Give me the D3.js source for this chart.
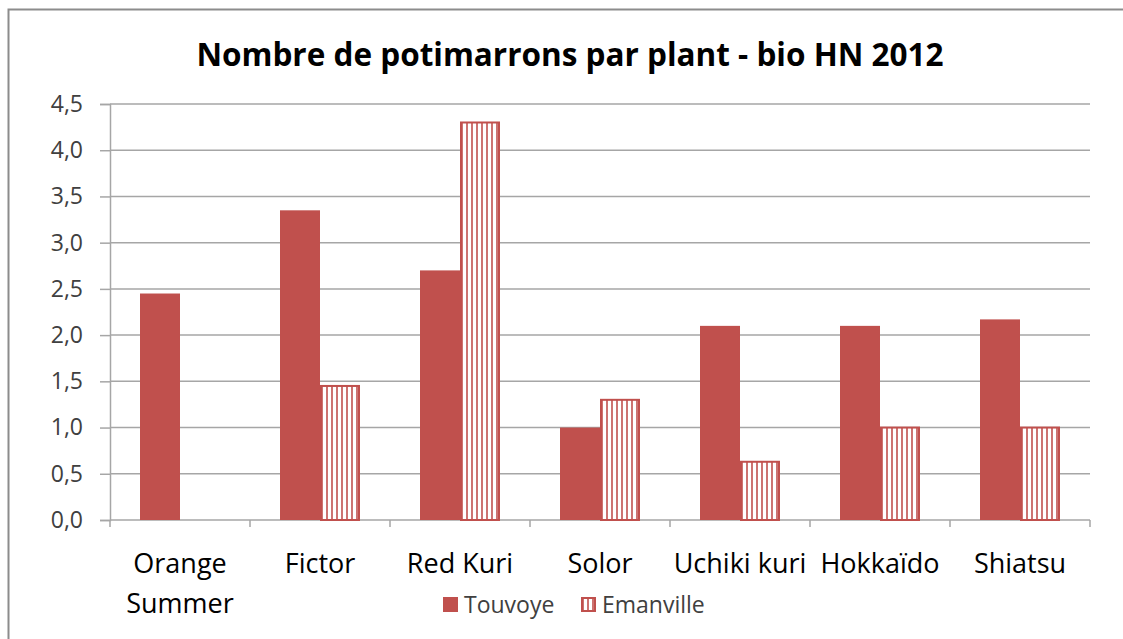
<!DOCTYPE html>
<html>
<head>
<meta charset="utf-8">
<script src="https://cdn.jsdelivr.net/npm/d3@7"></script>
<style>
  body { margin: 0; background: #fff; }
  text { font-family: "Open Sans", "Noto Sans", sans-serif; }
</style>
</head>
<body>
<script>
// data
var categories = ["Orange Summer", "Fictor", "Red Kuri", "Solor", "Uchiki kuri", "Hokkaïdo", "Shiatsu"];
var touvoye = [2.45, 3.35, 2.7, 1.0, 2.1, 2.1, 2.17];
var emanville = [0, 1.45, 4.3, 1.3, 0.63, 1.0, 1.0];
var series = ["Touvoye", "Emanville"];
var yTicks = [0, 0.5, 1, 1.5, 2, 2.5, 3, 3.5, 4, 4.5];

var w = 1123, h = 639;
var plotLeft = 110, plotRight = 1090, plotTop = 104, plotBottom = 520;
var red = "#C0504D";

var svg = d3.select("body").append("svg").attr("width", w).attr("height", h);

// stripe pattern for Emanville
var pat = svg.append("defs").append("pattern")
    .attr("id", "stripes").attr("patternUnits", "userSpaceOnUse")
    .attr("width", 5).attr("height", 10);
pat.append("rect").attr("width", 5).attr("height", 10).attr("fill", "#fff");
pat.append("line").attr("x1", 2).attr("x2", 2).attr("y1", 0).attr("y2", 10)
    .attr("stroke", red).attr("stroke-width", 1.6);

// outer frame (right and bottom edges fall outside the picture)
svg.append("rect").attr("x", 8.5).attr("y", 9.5).attr("width", 1130).attr("height", 640)
    .attr("fill", "none").attr("stroke", "#8c8c8c").attr("stroke-width", 2);

var x0 = d3.scaleBand().domain(categories).range([plotLeft, plotRight]);
var x1 = d3.scaleBand().domain(series).range([30, 110]);
var y = d3.scaleLinear().domain([0, 4.5]).range([plotBottom, plotTop]);

// gridlines
svg.append("g").selectAll("line").data(yTicks.slice(1)).enter().append("line")
    .attr("x1", plotLeft).attr("x2", plotRight)
    .attr("y1", d => y(d)).attr("y2", d => y(d))
    .attr("stroke", "#a6a6a6").attr("stroke-width", 1.5);

// y axis
var yAxis = d3.axisLeft(y).tickValues(yTicks).tickSize(10).tickPadding(17)
    .tickFormat(d => d3.format(".1f")(d).replace(".", ","));
var gy = svg.append("g").attr("transform", "translate(" + plotLeft + ",0)").call(yAxis);
gy.select(".domain").attr("stroke", "#a6a6a6").attr("stroke-width", 1.5);
gy.selectAll(".tick line").attr("stroke", "#a6a6a6").attr("stroke-width", 1.5);
gy.selectAll("text").attr("font-size", 23).attr("fill", "#404040").attr("font-family", "Open Sans");

// x axis
svg.append("line").attr("x1", plotLeft).attr("x2", plotRight).attr("y1", plotBottom).attr("y2", plotBottom)
    .attr("stroke", "#a6a6a6").attr("stroke-width", 1.5);
svg.append("g").selectAll("line").data(d3.range(categories.length + 1)).enter().append("line")
    .attr("x1", i => plotLeft + i * x0.bandwidth()).attr("x2", i => plotLeft + i * x0.bandwidth())
    .attr("y1", plotBottom).attr("y2", plotBottom + 7)
    .attr("stroke", "#a6a6a6").attr("stroke-width", 1.5);

// bars
var groups = svg.append("g").selectAll("g").data(categories).enter().append("g")
    .attr("transform", d => "translate(" + x0(d) + ",0)");
groups.append("rect")
    .attr("x", x1("Touvoye")).attr("width", x1.bandwidth())
    .attr("y", (d, i) => y(touvoye[i])).attr("height", (d, i) => plotBottom - y(touvoye[i]))
    .attr("fill", red);
groups.filter((d, i) => emanville[i] > 0).append("rect")
    .attr("x", x1("Emanville") + 1).attr("width", x1.bandwidth() - 2)
    .attr("y", d => y(emanville[categories.indexOf(d)]))
    .attr("height", d => plotBottom - y(emanville[categories.indexOf(d)]))
    .attr("fill", "url(#stripes)").attr("stroke", red).attr("stroke-width", 2);

// category labels
var labels = svg.append("g").selectAll("text").data(categories).enter().append("text")
    .attr("x", d => x0(d) + x0.bandwidth() / 2).attr("y", 573)
    .attr("text-anchor", "middle").attr("font-size", 27).attr("fill", "#000");
labels.each(function (d) {
    var t = d3.select(this);
    var parts = d === "Orange Summer" ? ["Orange", "Summer"] : [d];
    parts.forEach(function (p, i) {
        t.append("tspan").attr("x", x0(d) + x0.bandwidth() / 2).attr("dy", i === 0 ? 0 : 40).text(p);
    });
});

// title
svg.append("text").attr("x", 570).attr("y", 66).attr("text-anchor", "middle")
    .attr("font-size", 31.5).attr("font-weight", "bold").attr("fill", "#000")
    .text("Nombre de potimarrons par plant - bio HN 2012");

// legend
var legend = svg.append("g").selectAll("g").data(series).enter().append("g")
    .attr("transform", (d, i) => "translate(" + (443 + i * 138) + ",597)");
legend.append("rect").attr("x", (d, i) => i ? 1 : 0).attr("y", (d, i) => i ? 1 : 0)
    .attr("width", (d, i) => i ? 13 : 15).attr("height", (d, i) => i ? 13 : 15)
    .attr("fill", (d, i) => i ? "url(#stripes)" : red)
    .attr("stroke", (d, i) => i ? red : "none").attr("stroke-width", 2);
legend.append("text").attr("x", 21).attr("y", 16).attr("font-size", 23).attr("fill", "#404040")
    .text(d => d);
</script>
</body>
</html>
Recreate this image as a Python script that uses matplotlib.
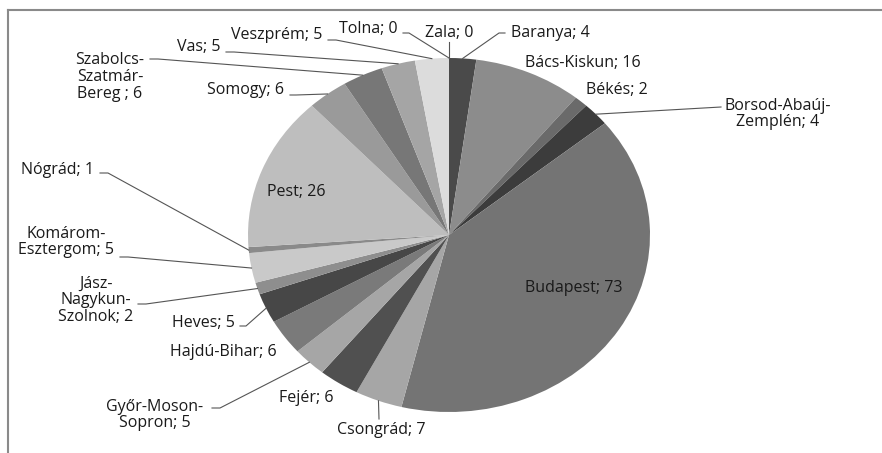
import matplotlib
matplotlib.use("Agg")
import matplotlib.pyplot as plt
from matplotlib.lines import Line2D
import numpy as np

# megyék és értékek (az óramutató járásával egyezően, felülről)
counties = ["Baranya", "Bács-Kiskun", "Békés", "Borsod-Abaúj-\nZemplén", "Budapest",
            "Csongrád", "Fejér", "Győr-Moson-\nSopron", "Hajdú-Bihar", "Heves",
            "Jász-\nNagykun-\nSzolnok", "Komárom-\nEsztergom", "Nógrád", "Pest", "Somogy",
            "Szabolcs-\nSzatmár-\nBereg ", "Vas", "Veszprém", "Tolna", "Zala"]
values = [4, 16, 2, 4, 73, 7, 6, 5, 6, 5, 2, 5, 1, 26, 6, 6, 5, 5, 0, 0]
colors = ["#4a4a4a", "#8c8c8c", "#6a6a6a", "#3c3c3c", "#747474",
          "#a6a6a6", "#505050", "#a6a6a6", "#7a7a7a", "#474747",
          "#8e8e8e", "#c9c9c9", "#8a8a8a", "#bebebe", "#9a9a9a",
          "#777777", "#a5a5a5", "#dcdcdc", "#cccccc", "#cccccc"]

# label placement in image pixels: text centre, leader start (None = no leader), stub length
label_pos = [(550, 33), (583, 63), (617, 90), (778, 114), (574, 288),
             (381, 430), (306, 398), (155, 415), (223, 352), (203, 323),
             (96, 300), (66, 242), (57, 170), (296, 192), (245, 90),
             (110, 77), (199, 47), (277, 35), (368, 29), (449, 33)]
leader_start = [(505, 33), None, None, (721, 107), None,
                (379, 419), None, (212, 408), None, (240, 326),
                (138, 304), (120, 257), (100, 173), None, (290, 95),
                (150, 59), (226, 52), (328, 40), (403, 33), (449, 42)]
stub = [-6, 0, 0, 0, 0, 0, 0, 8, 0, 6, 8, 8, 8, 0, 6, 8, 8, 8, 6, 0]

W, H = 882, 453
cx, cy, rx, ry = 449, 235, 201, 177

plt.rcParams['font.family'] = ['Open Sans', 'DejaVu Sans']

fig = plt.figure(figsize=(W / 100, H / 100), dpi=100)
ax = fig.add_axes([0, 0, 1, 1])
ax.pie(values, colors=colors, startangle=90, counterclock=False, radius=1,
       wedgeprops=dict(linewidth=0))
ax.set_aspect('auto')
ax.set_xlim(-cx / rx, (W - cx) / rx)
ax.set_ylim(-(H - cy) / ry, cy / ry)
ax.axis('off')


def px(x, y):
    return (x - cx) / rx, (cy - y) / ry


total = sum(values)
cum = np.cumsum([0] + values)
for i, name in enumerate(counties):
    txt = f"{name}; {values[i]}"
    tx, ty = px(*label_pos[i])
    ax.text(tx, ty, txt, ha='center', va='center', fontsize=11.5, color='#1a1a1a',
            linespacing=1.05)
    if leader_start[i] is not None:
        mid = (cum[i] + values[i] / 2) / total * 2 * np.pi
        ax_x, ax_y = np.sin(mid), np.cos(mid)
        sx, sy = leader_start[i]
        p0 = px(sx, sy)
        p1 = px(sx + stub[i], sy)
        ax.plot([p0[0], p1[0], ax_x], [p0[1], p1[1], ax_y], color='#555555', lw=0.8)

# chart frame (top and left only)
fig.add_artist(Line2D([8 / W, 1], [1 - 10 / H, 1 - 10 / H], color='#8a8a8a', lw=1.5))
fig.add_artist(Line2D([8 / W, 8 / W], [0, 1 - 10 / H], color='#8a8a8a', lw=1.5))

fig.savefig("out.png", dpi=100)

+-------+

Only the lines from the one bearing "Recreate this image" to the one bearing "import numpy as np", both included, should be restated word for word, with pictures left out.

Written answer:
Recreate this image as a Python script that uses matplotlib.
import matplotlib
matplotlib.use("Agg")
import matplotlib.pyplot as plt
from matplotlib.lines import Line2D
import numpy as np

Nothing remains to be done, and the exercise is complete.